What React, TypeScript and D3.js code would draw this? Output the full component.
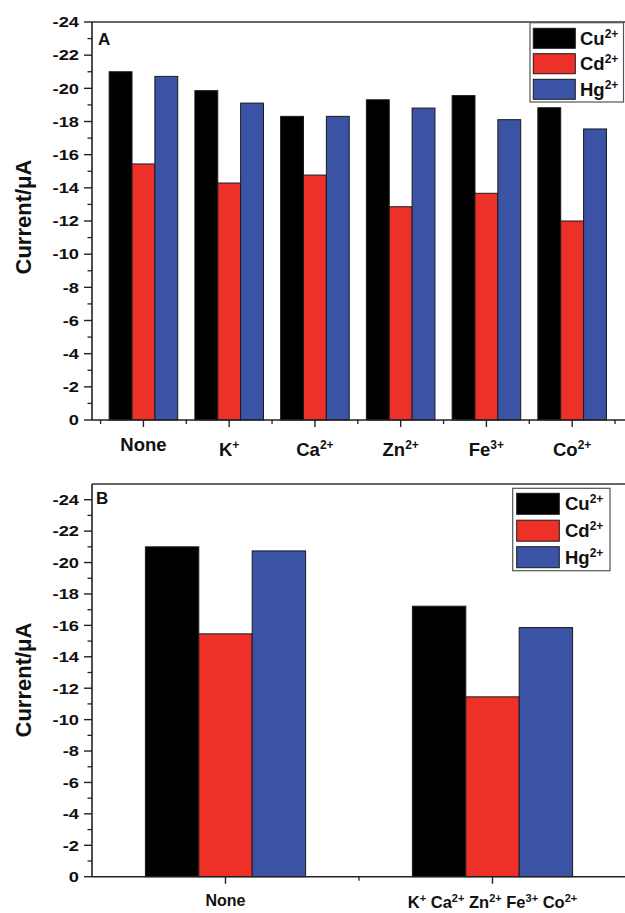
import React from 'react';
import * as d3 from 'd3';

// ---------- data ----------
const seriesNames = ['Cu', 'Cd', 'Hg'];
const seriesSup = ['2+', '2+', '2+'];
const seriesColors = ['#000000', '#ee3128', '#3a53a5'];

const categoriesA = ['None', 'K', 'Ca', 'Zn', 'Fe', 'Co'];
const categoriesASup = ['', '+', '2+', '2+', '3+', '2+'];
const cuA = [-21.0, -19.86, -18.31, -19.31, -19.56, -18.83];
const cdA = [-15.44, -14.29, -14.77, -12.86, -13.67, -12.0];
const hgA = [-20.72, -19.11, -18.31, -18.81, -18.11, -17.55];

const categoriesB = ['None', 'Mixed'];
const mixedIons = ['K', 'Ca', 'Zn', 'Fe', 'Co'];
const mixedIonsSup = ['+', '2+', '2+', '3+', '2+'];
const cuB = [-21.0, -17.22];
const cdB = [-15.46, -11.45];
const hgB = [-20.74, -15.86];

const yTickValues = [0, -2, -4, -6, -8, -10, -12, -14, -16, -18, -20, -22, -24];
const yMinorValues = [-1, -3, -5, -7, -9, -11, -13, -15, -17, -19, -21, -23];

const FONT = '"Liberation Sans", Arial, Helvetica, sans-serif';

type Part = { base: string; sup: string };

function SupText({ parts, x, y, size, supSize, anchor = 'middle', sep = '' }:
  { parts: Part[]; x: number; y: number; size: number; supSize: number; anchor?: string; sep?: string }) {
  const rise = Math.round(size * 0.38);
  const children: React.ReactNode[] = [];
  let shifted = false;
  parts.forEach((p, i) => {
    const txt = (i > 0 ? sep : '') + p.base;
    children.push(
      <tspan key={'b' + i} dy={shifted ? rise : 0} fontSize={size}>{txt}</tspan>
    );
    shifted = false;
    if (p.sup) {
      children.push(
        <tspan key={'s' + i} dy={-rise} fontSize={supSize}>{p.sup}</tspan>
      );
      shifted = true;
    }
  });
  return (
    <text x={x} y={y} textAnchor={anchor as any} fontFamily={FONT} fontWeight="bold" fill="#111">
      {children}
    </text>
  );
}

type PanelProps = {
  letter: string;
  letterX: number;
  letterY: number;
  xDomain: [number, number];
  xRange: [number, number];
  yDomain: [number, number];
  yRange: [number, number];
  groupWidth: number;
  series: number[][];
  xMajor: number[];
  xMinor: number[];
  labels: { parts: Part[]; y: number; size: number; supSize: number; sep?: string }[];
  legend: { x: number; y: number; w: number; h: number; swX: number; swW: number; swH: number; rows: number[]; textX: number };
  titleY: number;
};

function Panel(p: PanelProps) {
  const x = d3.scaleLinear().domain(p.xDomain).range(p.xRange);
  const y = d3.scaleLinear().domain(p.yDomain).range(p.yRange);
  const left = p.xRange[0];
  const top = p.yRange[1];
  const bottom = y(0);
  const right = 625;
  const barW = x(p.groupWidth / 3) - x(0);
  const nCat = p.series[0].length;

  return (
    <g>
      {/* bars */}
      {d3.range(nCat).map((i) =>
        p.series.map((vals, s) => {
          const x0 = x(i + 1 - p.groupWidth / 2 + (s * p.groupWidth) / 3);
          const yv = y(vals[i]);
          return (
            <rect key={`${i}-${s}`} x={x0} y={yv} width={barW} height={bottom - yv}
              fill={seriesColors[s]} stroke="#1a1a1a" strokeWidth={1} />
          );
        })
      )}
      {/* frame */}
      <line x1={left} x2={right} y1={top} y2={top} stroke="#333" strokeWidth={1.6} />
      <line x1={left} x2={left} y1={top} y2={bottom} stroke="#222" strokeWidth={1.6} />
      <line x1={left} x2={right} y1={bottom} y2={bottom} stroke="#222" strokeWidth={1.6} />
      {/* y ticks */}
      {yTickValues.map((v) => (
        <g key={'yt' + v}>
          <line x1={left - 8} x2={left} y1={y(v)} y2={y(v)} stroke="#222" strokeWidth={1.4} />
          <text transform={`translate(${left - 13},${y(v) + 5.3}) scale(1.22,1)`} textAnchor="end"
            fontFamily={FONT} fontWeight="bold" fontSize={15} fill="#111">{String(v)}</text>
        </g>
      ))}
      {yMinorValues.map((v) => (
        <line key={'ym' + v} x1={left - 4.5} x2={left} y1={y(v)} y2={y(v)} stroke="#222" strokeWidth={1.3} />
      ))}
      {/* x ticks */}
      {p.xMajor.map((v) => (
        <line key={'xt' + v} x1={x(v)} x2={x(v)} y1={bottom} y2={bottom + 7} stroke="#222" strokeWidth={1.4} />
      ))}
      {p.xMinor.map((v) => (
        <line key={'xm' + v} x1={x(v)} x2={x(v)} y1={bottom} y2={bottom + 4} stroke="#222" strokeWidth={1.3} />
      ))}
      {/* x labels */}
      {p.labels.map((l, i) => (
        <SupText key={'xl' + i} parts={l.parts} x={x(i + 1)} y={l.y} size={l.size} supSize={l.supSize} sep={l.sep} />
      ))}
      {/* panel letter */}
      <text x={p.letterX} y={p.letterY} fontFamily={FONT} fontWeight="bold" fontSize={17} fill="#111">{p.letter}</text>
      {/* y title */}
      <text transform={`translate(31,${p.titleY}) rotate(-90)`} textAnchor="middle" fontFamily={FONT}
        fontWeight="bold" fontSize={22} fill="#111">Current/μA</text>
      {/* legend */}
      <rect x={p.legend.x} y={p.legend.y} width={p.legend.w} height={p.legend.h} fill="#fff" stroke="#555" strokeWidth={1.2} />
      {seriesNames.map((n, s) => (
        <g key={'lg' + n}>
          <rect x={p.legend.swX} y={p.legend.rows[s] - p.legend.swH / 2} width={p.legend.swW} height={p.legend.swH}
            fill={seriesColors[s]} stroke="#1a1a1a" strokeWidth={1} />
          <SupText parts={[{ base: n, sup: seriesSup[s] }]} x={p.legend.textX} y={p.legend.rows[s] + 6.5}
            size={18.5} supSize={12} anchor="start" />
        </g>
      ))}
    </g>
  );
}

export default function App() {
  const labelsA = categoriesA.map((c, i) => ({
    parts: [{ base: c, sup: categoriesASup[i] }],
    y: categoriesASup[i] ? 456 : 451,
    size: 18.5,
    supSize: 12,
  }));
  const labelsB = [
    { parts: [{ base: categoriesB[0], sup: '' }], y: 906, size: 16, supSize: 10.5 },
    { parts: mixedIons.map((m, i) => ({ base: m, sup: mixedIonsSup[i] })), y: 908, size: 16.5, supSize: 11, sep: ' ' },
  ];
  return (
    <div style={{ position: 'absolute', left: 0, top: 0 }}>
      <svg width={625} height={913} viewBox="0 0 625 913" style={{ display: 'block', background: '#fff' }}>
        <Panel
          letter="A" letterX={98} letterY={44.5}
          xDomain={[0.4, 6.6]} xRange={[92, 623.6]}
          yDomain={[0, -24]} yRange={[420, 22]}
          groupWidth={0.8}
          series={[cuA, cdA, hgA]}
          xMajor={[1, 2, 3, 4, 5, 6]}
          xMinor={[0.5, 1.5, 2.5, 3.5, 4.5, 5.5, 6.5]}
          labels={labelsA}
          legend={{ x: 530, y: 22.7, w: 93.5, h: 79.3, swX: 533.3, swW: 42, swH: 20, rows: [38.3, 63.7, 89.3], textX: 580 }}
          titleY={217}
        />
        <Panel
          letter="B" letterX={96} letterY={504}
          xDomain={[0.5, 2.5]} xRange={[92, 626]}
          yDomain={[0, -25]} yRange={[876.7, 484]}
          groupWidth={0.6}
          series={[cuB, cdB, hgB]}
          xMajor={[1, 2]}
          xMinor={[1.5]}
          labels={labelsB}
          legend={{ x: 512.7, y: 488.3, w: 97.3, h: 82.4, swX: 516.7, swW: 42.6, swH: 21, rows: [503.8, 530.7, 557.2], textX: 565 }}
          titleY={680}
        />
      </svg>
    </div>
  );
}
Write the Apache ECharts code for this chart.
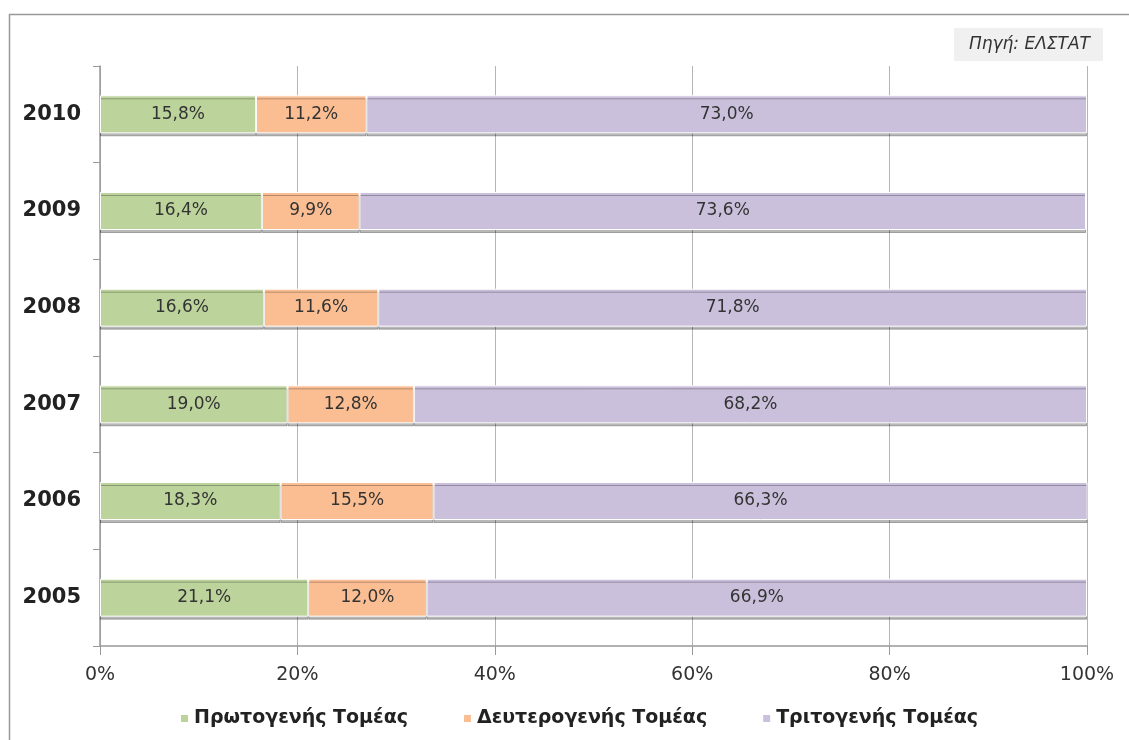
<!DOCTYPE html>
<html>
<head>
<meta charset="utf-8">
<style>
  html, body { margin: 0; padding: 0; background: #fff; }
  #main { width: 1129px; height: 740px; }
</style>
<script src="https://cdn.jsdelivr.net/npm/echarts@6/dist/echarts.min.js"></script>
</head>
<body>
<div id="main"></div>
<script>
  let years = ['2005', '2006', '2007', '2008', '2009', '2010'],
      primary = [21.1, 18.3, 19.0, 16.6, 16.4, 15.8],
      secondary = [12.0, 15.5, 12.8, 11.6, 9.9, 11.2],
      tertiary = [66.9, 66.3, 68.2, 71.8, 73.6, 73.0],
      seriesNames = ['Πρωτογενής Τομέας', 'Δευτερογενής Τομέας', 'Τριτογενής Τομέας'],
      colors = ['#bcd39c', '#fbbe92', '#cbc0dc'];

  function pct(v) {
    return v.toFixed(1).replace('.', ',') + '%';
  }

  function makeSeries(name, data, color) {
    return {
      name: name,
      type: 'bar',
      stack: 'total',
      barWidth: 38,
      data: data,
      itemStyle: {
        color: color,
        borderColor: '#fff',
        borderWidth: 1,
        shadowColor: 'rgba(0,0,0,0.28)',
        shadowOffsetY: 3,
        shadowBlur: 0
      },
      label: {
        show: true,
        position: 'inside',
        color: '#333',
        fontFamily: 'DejaVu Sans',
        fontSize: 17,
        formatter: p => pct(p.value)
      }
    };
  }

  var myChart = echarts.init(document.getElementById('main'));
  var option = {
    animation: false,
    backgroundColor: '#fff',
    graphic: [{
      type: 'rect',
      shape: { x: 9.5, y: 14.5, width: 1200, height: 800 },
      style: { fill: 'none', stroke: '#999', lineWidth: 1.5 },
      z: -10
    }],
    title: {
      text: 'Πηγή: ΕΛΣΤΑΤ',
      right: 26,
      top: 28,
      backgroundColor: '#f0f0f0',
      padding: [8, 13, 8, 15],
      textStyle: {
        fontFamily: 'DejaVu Sans',
        fontStyle: 'italic',
        fontWeight: 'normal',
        fontSize: 17,
        color: '#333'
      }
    },
    legend: {
      data: seriesNames,
      top: 704,
      left: 174,
      itemWidth: 9,
      itemHeight: 9,
      itemGap: 54,
      icon: 'rect',
      textStyle: {
        fontFamily: 'DejaVu Sans',
        fontWeight: 'bold',
        fontSize: 19,
        color: '#222'
      }
    },
    grid: {
      left: 100,
      right: 42,
      top: 66,
      bottom: 94
    },
    xAxis: {
      type: 'value',
      min: 0,
      max: 100,
      interval: 20,
      axisLine: { show: true, lineStyle: { color: '#999', width: 1.5 } },
      axisTick: { show: true, length: 9, lineStyle: { color: '#999' } },
      splitLine: { show: true, lineStyle: { color: '#b5b5b5' } },
      axisLabel: {
        formatter: '{value}%',
        margin: 20,
        fontFamily: 'DejaVu Sans',
        fontSize: 19,
        color: '#333'
      }
    },
    yAxis: {
      type: 'category',
      data: years,
      axisLine: { show: true, lineStyle: { color: '#999', width: 1.5 } },
      axisTick: { show: true, length: 7, lineStyle: { color: '#999' } },
      axisLabel: {
        margin: 19,
        fontFamily: 'DejaVu Sans',
        fontWeight: 'bold',
        fontSize: 21,
        color: '#222'
      }
    },
    series: [
      makeSeries(seriesNames[0], primary, colors[0]),
      makeSeries(seriesNames[1], secondary, colors[1]),
      makeSeries(seriesNames[2], tertiary, colors[2])
    ]
  };
  myChart.setOption(option);
</script>
</body>
</html>
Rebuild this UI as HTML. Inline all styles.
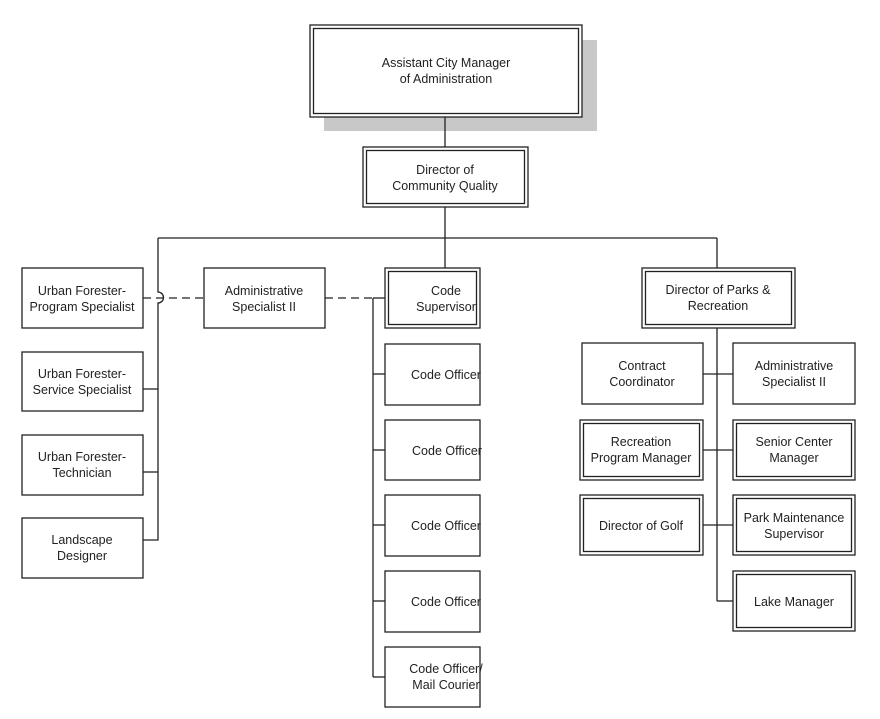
<!DOCTYPE html>
<html><head><meta charset="utf-8"><style>
html,body{margin:0;padding:0;background:#fff;}
svg{display:block;}
text{font-family:"Liberation Sans",Arial,sans-serif;font-size:12.5px;fill:#222;text-anchor:middle;}
</style></head><body>
<svg width="880" height="719" viewBox="0 0 880 719" xmlns="http://www.w3.org/2000/svg">
<g fill="none" stroke="#222" stroke-width="1.3">
<!-- shadow -->
<rect x="324" y="40" width="273" height="91" fill="#c8c8c8" stroke="none"/>
<!-- lines -->
<line x1="445" y1="117" x2="445" y2="147"/>
<line x1="445" y1="207" x2="445" y2="268"/>
<line x1="158" y1="238" x2="717" y2="238"/>
<line x1="717" y1="238" x2="717" y2="268"/>
<path d="M158 238 V292 A5 5 0 0 1 158 303 V540 H143"/>
<line x1="143" y1="389" x2="158" y2="389"/>
<line x1="143" y1="472" x2="158" y2="472"/>
<line x1="373" y1="298" x2="373" y2="677"/>
<line x1="373" y1="298" x2="385" y2="298"/>
<line x1="373" y1="374" x2="385" y2="374"/>
<line x1="373" y1="450" x2="385" y2="450"/>
<line x1="373" y1="525" x2="385" y2="525"/>
<line x1="373" y1="601" x2="385" y2="601"/>
<line x1="373" y1="677" x2="385" y2="677"/>
<line x1="717" y1="328" x2="717" y2="601"/>
<line x1="703" y1="374" x2="733" y2="374"/>
<line x1="703" y1="450" x2="733" y2="450"/>
<line x1="703" y1="525" x2="733" y2="525"/>
<line x1="717" y1="601" x2="733" y2="601"/>
<g stroke-dasharray="8,5">
<line x1="143" y1="298" x2="204" y2="298"/>
<line x1="325" y1="298" x2="373" y2="298"/>
</g>
</g>
<g fill="#fff" stroke="#222" stroke-width="1.3">
<!-- double boxes: outer + inner -->
<rect x="310" y="25" width="272" height="92"/><rect x="313.5" y="28.5" width="265" height="85"/>
<rect x="363" y="147" width="165" height="60"/><rect x="366.5" y="150.5" width="158" height="53"/>
<rect x="385" y="268" width="95" height="60"/><rect x="388.5" y="271.5" width="88" height="53"/>
<rect x="642" y="268" width="153" height="60"/><rect x="645.5" y="271.5" width="146" height="53"/>
<rect x="580" y="420" width="123" height="60"/><rect x="583.5" y="423.5" width="116" height="53"/>
<rect x="733" y="420" width="122" height="60"/><rect x="736.5" y="423.5" width="115" height="53"/>
<rect x="580" y="495" width="123" height="60"/><rect x="583.5" y="498.5" width="116" height="53"/>
<rect x="733" y="495" width="122" height="60"/><rect x="736.5" y="498.5" width="115" height="53"/>
<rect x="733" y="571" width="122" height="60"/><rect x="736.5" y="574.5" width="115" height="53"/>
<!-- single boxes -->
<rect x="22" y="268" width="121" height="60"/>
<rect x="22" y="352" width="121" height="59"/>
<rect x="22" y="435" width="121" height="60"/>
<rect x="22" y="518" width="121" height="60"/>
<rect x="204" y="268" width="121" height="60"/>
<rect x="385" y="344" width="95" height="61"/>
<rect x="385" y="420" width="95" height="60"/>
<rect x="385" y="495" width="95" height="61"/>
<rect x="385" y="571" width="95" height="61"/>
<rect x="385" y="647" width="95" height="60"/>
<rect x="582" y="343" width="121" height="61"/>
<rect x="733" y="343" width="122" height="61"/>
</g>
<text x="446" y="67">Assistant City Manager</text><text x="446" y="83">of Administration</text>
<text x="445" y="174">Director of</text><text x="445" y="190">Community Quality</text>
<text x="82" y="295">Urban Forester-</text><text x="82" y="311">Program Specialist</text>
<text x="82" y="378">Urban Forester-</text><text x="82" y="394">Service Specialist</text>
<text x="82" y="461">Urban Forester-</text><text x="82" y="477">Technician</text>
<text x="82" y="544">Landscape</text><text x="82" y="560">Designer</text>
<text x="264" y="295">Administrative</text><text x="264" y="311">Specialist II</text>
<text x="446" y="295">Code</text><text x="446" y="311">Supervisor</text>
<text x="446" y="379">Code Officer</text>
<text x="447" y="455">Code Officer</text>
<text x="446" y="530">Code Officer</text>
<text x="446" y="606">Code Officer</text>
<text x="446" y="673">Code Officer/</text><text x="446" y="689">Mail Courier</text>
<text x="718" y="294">Director of Parks &amp;</text><text x="718" y="310">Recreation</text>
<text x="642" y="370">Contract</text><text x="642" y="386">Coordinator</text>
<text x="794" y="370">Administrative</text><text x="794" y="386">Specialist II</text>
<text x="641" y="446">Recreation</text><text x="641" y="462">Program Manager</text>
<text x="794" y="446">Senior Center</text><text x="794" y="462">Manager</text>
<text x="641" y="530">Director of Golf</text>
<text x="794" y="522">Park Maintenance</text><text x="794" y="538">Supervisor</text>
<text x="794" y="606">Lake Manager</text>
</g>
</svg>
</body></html>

*-*-*

▸ **GIVEN REQUEST**
Some lines of the records may hold the word "this". How many do? Answer with a number and nothing else.

▸ **RESULT BELOW**
3